Consider this suggestion in relation to some of the commonly made claims about the Chinese learner profile.  In terms of social engagement, Chinese learners may indeed be less forthcoming in classroom discourse.  However, this may merely reflect a different solution to realising the interpersonal dimension of learning.  Lee (1999) reports that her Chinese students acknowledged confidently enough the need for dialogue.  However, their conception of ideal classroom structure meant a preference that it should be tutor-led.  Moreover, while the social order of classroom may not be readily disturbed by individual students publicly inquiring and challenging, the Chinese student-teacher dialogue is often observed to thrive outside of the classroom (Cortazzi and Jin, 1996; Watkins, 2000).  In other words, there is a warmth of relationship created among them that protects experiences of dialogue by repositioning where they can occur. 

Related to such observations, one detects that the classroom lesson in China represents a more orchestrated and bounded form of experience – rather than one to be improvised on each occasion it is convened.  Its importance as a well-ordered event is suggested in observations made by Lapointe, Mead and Askew (1992).  They report that Chinese parents are much more likely to ask about lessons than they are to help with homework – an opposite pattern to that reported for US families.

These are examples that stress how discrete learning preferences must be understood by locating them within larger systems of social understanding.  There is a parallel need to see such learning preferences as existing within systems of more cognitive organisation.  This may amount to no more than differences in managing the pace and structure of problem solving more generally.  For example, it is claimed that a Chinese preference exists for grounding domain understandings on a strong base of skill perfection for that domain.  This might mean a more measured approach to learning and one grounded upon early investments in practice and repetition.  To Western observers of such approaches, the learning might be harshly judged mechanical and memory-oriented.

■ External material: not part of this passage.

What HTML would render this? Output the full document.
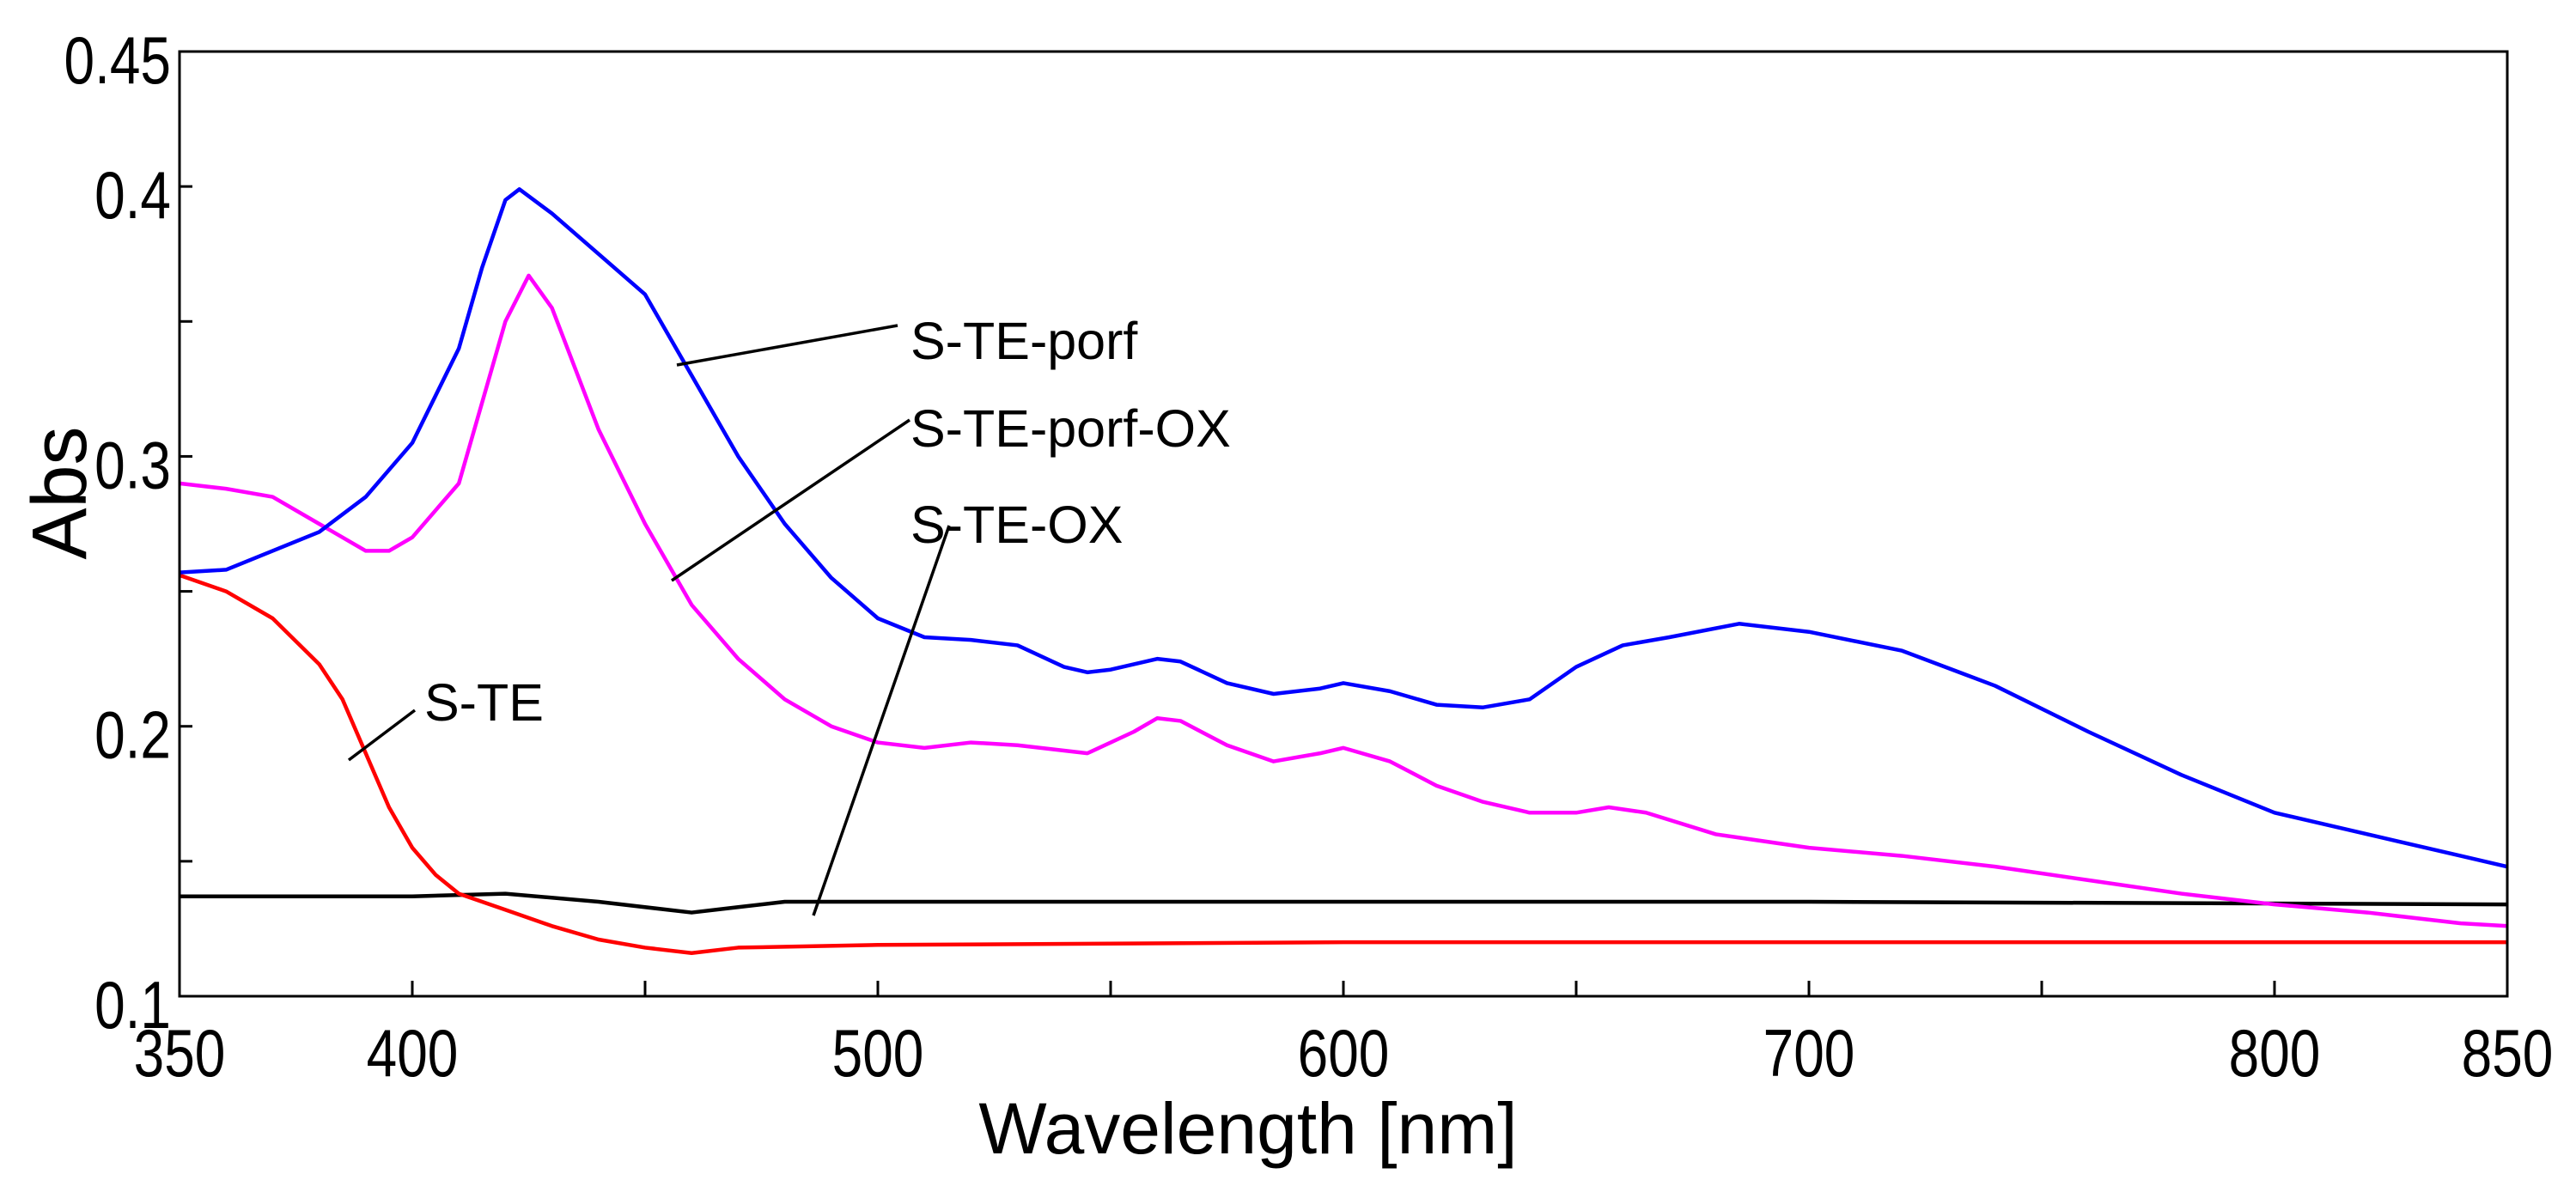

Elsewhere, the underlying cognitive organisation into which a learning activity fits may be more a matter of how the individual manages a balance: determining how different aspects of learning are blended, coordinated, or prioritised.  For example, effective learning may be most properly viewed not as inherently constructivist but as an organised balance of “telling” and “constructing” (Schwartz and Bransford, 1998) – a blend of more passive and more active engagements.  Western and Eastern educational practices may manage this balance differently.  Indeed the solutions they achieve may reflect larger underlying social orders.  However, the situation of looking in on another system of educational practice may encourage too rushed and negative evaluations of the balances that are different from our own.  In this case, the active and constructivist features of Chinese learning may be real enough features of its practice.  But the pace and point of their presence may be managed differently. 

In addressing the learning paradox we have converged on a view that encourages a more systemic and ecological view of differences that are real enough.  Arguably, it is only by adopting a wider lens of viewing on these matters that we can make sense of apparent paradoxes involving practice and outcome.